Start checkpointing at position -1
Start checkpointing at position 16
Complete checkpointing at position 16
Artificial failure at position 26
Start checkpointing at position 24
14:49:29,061 WARN org.apache.flink.runtime.taskmanager.Task - Source: Custom Source -> Map (1/1)#0 (e6b800f2f4df24ee86f699dc83847f96) switched from RUNNING to FAILED.
io.pravega.example.flink.primer.util.FailingMapper$IntentionalException: artificial failure
......
Restore from checkpoint at position 16
Start checkpointing at position 50
Complete checkpointing at position 50
......
The app completes checkpointing at position 16, and in the meantime, continues to write to the Pravega stream until it introduces an artificial exception to simulate transaction failure at position 26. Upon the failure, the app restores from its last successful checkpoint at position 16. Without the Pravega EXACTLY_ONCE enabled, it is likely that duplicate events, from position 17 to 26, will be written to the Pravega stream.
And indeed, that's what checker app shows. Note that output of duplicate events may not necessarily be within the checker start and end block.

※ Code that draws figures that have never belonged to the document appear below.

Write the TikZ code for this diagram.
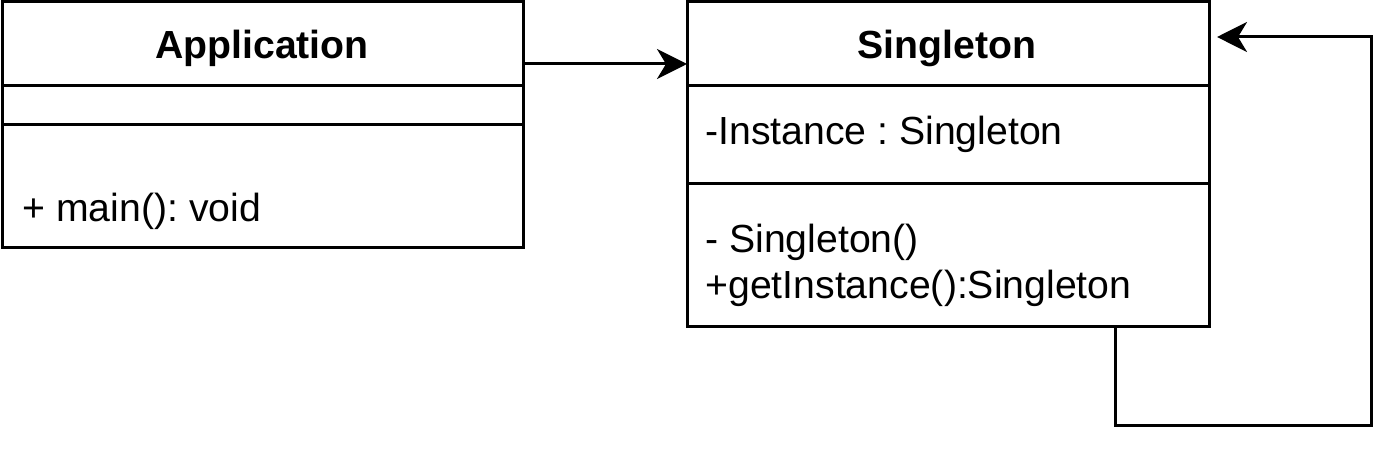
\documentclass[tikz,border=0pt]{standalone}
\usepackage{fontspec}
\setmainfont{Liberation Sans}
\usetikzlibrary{positioning,arrows.meta}
\frenchspacing

\tikzset{
  umlbox/.style={draw, line width=1.5pt, rectangle, outer sep=0pt, inner sep=0pt, anchor=north},
  member/.style={anchor=base west, inner sep=0pt},
  conn/.style={line width=1.5pt, -{Stealth[length=15pt,width=15pt,inset=4.5pt]}}
}

\begin{document}
\begin{tikzpicture}[x=0.5pt, y=-0.5pt, font=\fontsize{19.6pt}{23.5pt}\selectfont]
\useasboundingbox (0,0) rectangle (1400,453);
% Application class
\node[umlbox, minimum width=260.5pt, minimum height=42pt, anchor=north west] (apphead) at (2,2) {};
\node[umlbox, minimum width=260.5pt, minimum height=19.5pt, below=0pt of apphead] (appattr) {};
\node[umlbox, minimum width=260.5pt, minimum height=61.5pt, below=0pt of appattr] (appmeth) {};
\node[font=\fontsize{19.6pt}{23.5pt}\selectfont\bfseries, anchor=base] (apptitle) at (262,59) {Application};
\node[member] (appmain) at (22,222) {+ main(): void};
% Singleton class
\node[umlbox, minimum width=261pt, minimum height=42pt, anchor=north west] (singhead) at (687,2) {};
\node[umlbox, minimum width=261pt, minimum height=49pt, below=0pt of singhead] (singattr) {};
\node[umlbox, minimum width=261pt, minimum height=71.5pt, below=0pt of singattr] (singmeth) {};
\node[font=\fontsize{19.6pt}{23.5pt}\selectfont\bfseries, anchor=base] (singtitle) at (947,59) {Singleton};
\node[member] (singinst) at (705,145) {-Instance : Singleton};
\node[member] (singctor) at (705,253) {- Singleton()};
\node[member] (singget) at (705,299) {+getInstance():Singleton};
% connectors
\draw[conn] ([yshift=-10pt]apphead.east) -- ([yshift=-10pt]singhead.west);
\coordinate (loopc) at (1371,425);
\draw[conn] ([xshift=83.5pt]singmeth.south) |- (loopc) |- ([xshift=4pt,yshift=3.5pt]singhead.east);
\end{tikzpicture}
\end{document}
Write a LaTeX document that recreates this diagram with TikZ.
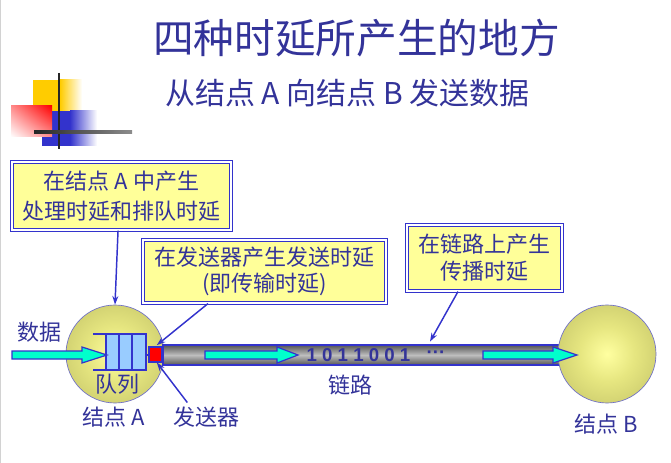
\documentclass[tikz,border=0pt]{standalone}
\usepackage{fontspec}
\setmainfont{Noto Sans CJK SC}
\newfontfamily\latinfont{Liberation Sans}
\usetikzlibrary{arrows.meta,calc,shadings}
\definecolor{txtblue}{RGB}{51,51,153}
\definecolor{titleblue}{RGB}{51,51,153}
\definecolor{lineblue}{RGB}{51,51,204}
\definecolor{boxfill}{RGB}{255,255,153}
\definecolor{ballin}{RGB}{255,255,160}
\definecolor{ballmid}{RGB}{230,230,128}
\definecolor{ballmid2}{RGB}{196,196,104}
\definecolor{ballout}{RGB}{160,160,82}
\definecolor{ballline}{RGB}{110,110,200}
\definecolor{aqua}{RGB}{0,255,204}
\definecolor{qfill}{RGB}{153,204,255}
\definecolor{logoyellow}{RGB}{255,204,0}
\definecolor{logoblue}{RGB}{51,51,204}
\definecolor{tubedark}{RGB}{85,85,85}
\definecolor{tubelight}{RGB}{190,190,190}
\pgfdeclareradialshading{ballshade}{\pgfpoint{0bp}{0bp}}{color(0bp)=(ballin); color(14bp)=(ballmid); color(34bp)=(ballmid2); color(50bp)=(ballout)}
\newcommand{\flowarrow}[3]{\filldraw[flow] (#1,-351) -- (#2,-351) -- (#2,-347) -- (#3,-355) -- (#2,-363) -- (#2,-359) -- (#1,-359) -- cycle;}
\begin{document}
\begin{tikzpicture}[x=0.75pt,y=0.75pt,
  note/.style={draw=lineblue, double=white, double distance=1.2pt, line width=0.9pt, fill=boxfill, align=center, text=txtblue, inner sep=0pt},
  lbl/.style={text=txtblue, font=\fontsize{16.5}{18}\selectfont, inner sep=0pt},
  ptr/.style={draw=lineblue, line width=1.1pt, -{Stealth[length=6.5pt,width=4.5pt]}},
  ball/.style={circle, draw=ballline, line width=0.5pt, shading=ballshade, minimum size=73.5pt, inner sep=0pt},
  flow/.style={draw=lineblue, line width=0.9pt, fill=aqua},
  tube/.style={rectangle, draw=lineblue, line width=0.8pt, top color=tubedark, bottom color=tubedark, middle color=tubelight, minimum width=297.75pt, minimum height=15pt, inner sep=0pt}
]
\useasboundingbox (0,0) rectangle (671,-463);
\draw[gray!35, line width=0.75pt] (0.5,0) -- (0.5,-463);

% logo
\fill[logoyellow] (33,-80) rectangle (60,-111);
\shade[left color=logoyellow, right color=white] (60,-80) rectangle (82,-111);
\fill[logoblue] (42,-111) rectangle (70,-146);
\shade[left color=logoblue, right color=white] (70,-111) rectangle (97,-146);
\shade[upper right=red, lower left=white, upper left=red!45!white, lower right=red!45!white] (11,-106) rectangle (52,-137);
\draw[line width=1.5pt, black!85] (59,-73) -- (59,-149);
\shade[left color=black!85, right color=black!45] (34,-131) rectangle (132,-133.5);

% titles
\node[text=titleblue, font=\fontsize{30.5}{32}\selectfont] (title) at (356.5,-38.5) {四种时延所产生的地方};
\node[text=titleblue, font=\fontsize{22.5}{24}\selectfont] (subtitle) at (347.5,-93.5) {从结点 A 向结点 B 发送数据};

% notes
\node[note, minimum width=164.25pt, minimum height=51pt, font=\fontsize{16.5}{22.5}\selectfont] (b1) at (121.5,-196) {在结点 A 中产生\\处理时延和排队时延};
\node[note, minimum width=182.25pt, minimum height=47.25pt, font=\fontsize{16.5}{20}\selectfont] (b2) at (264.5,-271.5) {在发送器产生发送时延\\(即传输时延)};
\node[note, minimum width=116.25pt, minimum height=49.5pt, font=\fontsize{16.5}{20}\selectfont] (b3) at (484.5,-258) {在链路上产生\\传播时延};

% nodes and link
\node[ball] (A) at (115,-354) {};
\node[tube] (link) at (361.5,-355) {};
\node[ball] (B) at (607,-354) {};

% queue
\filldraw[fill=qfill, draw=lineblue, line width=1pt] (106,-334) rectangle (119,-370) (119,-334) rectangle (132,-370) (132,-334) rectangle (146,-370);
\draw[lineblue, line width=1.2pt] (93,-334) -- (146,-334) (93,-370) -- (146,-370);
\draw[lineblue, line width=1pt] (146,-355) -- (149,-355);
\node[draw=lineblue, fill=red, line width=0.8pt, minimum width=9.75pt, minimum height=11.25pt, inner sep=0pt] (tx) at (155.5,-354.5) {};

% flow arrows
\flowarrow{12}{82}{107}
\flowarrow{205}{277}{298}
\flowarrow{483}{553}{577}

% texts
\node[text=txtblue, font=\latinfont\bfseries\fontsize{14}{16}\selectfont, inner sep=0pt] (bits) at (358.5,-355) {1 0 1 1 0 0 1};
\node[text=txtblue, font=\latinfont\bfseries\fontsize{14}{16}\selectfont, inner sep=0pt] (dots) at (436,-355) {···};
\node[lbl] (data) at (39,-332.5) {数据};
\node[lbl] (queue) at (117.5,-384) {队列};
\node[lbl] (la) at (114,-417.5) {结点 A};
\node[lbl] (snd) at (206,-417) {发送器};
\node[lbl] (lk) at (350,-385) {链路};
\node[lbl] (lb) at (606,-424) {结点 B};

% pointers
\draw[ptr] ([xshift=-2.6pt]b1.south) -- (A.north);
\draw[ptr] ([xshift=-42.4pt]b2.south) -- ([shift={(1pt,1pt)}]tx.north);
\draw[ptr] ([xshift=-19.9pt]b3.south) -- ([shift={(51.4pt,2.2pt)}]link.north);
\draw[ptr] ([shift={(-14pt,3pt)}]snd.north) -- ([xshift=1pt]tx.south);
\end{tikzpicture}
\end{document}
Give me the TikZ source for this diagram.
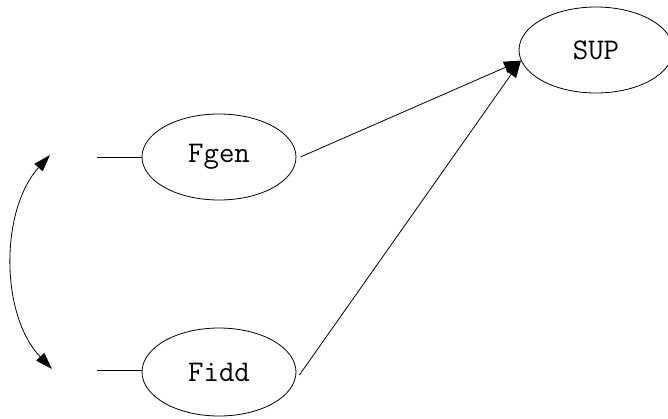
\documentclass[tikz,border=0pt]{standalone}
\usepackage{fontspec}
\usetikzlibrary{shapes.geometric,arrows.meta}
\begin{document}
\begin{tikzpicture}[x=1pt,y=-1pt,
  ell/.style={ellipse,draw,line width=0.8pt,minimum width=154pt,minimum height=86pt,inner sep=0pt,font=\ttfamily\fontsize{30}{34}\selectfont},
  conn/.style={line width=0.8pt},
  arr/.style={conn,-{Triangle[length=17pt,width=12pt]}},
  darr/.style={conn,{Triangle[length=17pt,width=11pt]}-{Triangle[length=17pt,width=11pt]}}]
\clip (0,0) rectangle (668,418);
\useasboundingbox (0,0) rectangle (668,418);
\node[ell] (sup) at (596,50) {SUP};
\node[ell] (fgen) at (219,157) {Fgen};
\node[ell,minimum height=88pt] (fidd) at (219,372) {Fidd};
\coordinate (sa) at (97,157);
\coordinate (sb) at (97,370);
\coordinate (ct) at (50,155);
\coordinate (cb) at (52,369);
\draw[conn] (sa) -- (fgen.west);
\draw[conn] (sb) -- (fidd.west |- sb);
\draw[darr] (ct) .. controls (0,210) and (0,315) .. (cb);
\draw[arr] ([xshift=4pt]fgen.east) -- (sup.188);
\draw[arr] ([xshift=3pt,yshift=-3pt]fidd.east) -- (sup.188);
\end{tikzpicture}
\end{document}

============== Checker starts ===============
Duplicate event: 18
Duplicate event: 20
Duplicate event: 22
Duplicate event: 24
Duplicate event: 17
Duplicate event: 19
Duplicate event: 21
Duplicate event: 23
Found duplicates
============== Checker ends ===============
If you wish, run the writer app a few more times by specifying different values for --num-events option. The app will restore from different positions and the checker window should continue to show duplicate events.
Now run the ExactlyOnceWriter in EXACTLY_ONCE mode.
$ bin/exactlyOnceWriter --controller tcp://localhost:9090 --scope examples --stream mystream --num-events 50 --exactlyonce true
The output should look like the followings:
============== Checker starts ===============
No duplicate found. EXACTLY_ONCE!
============== Checker ends ===============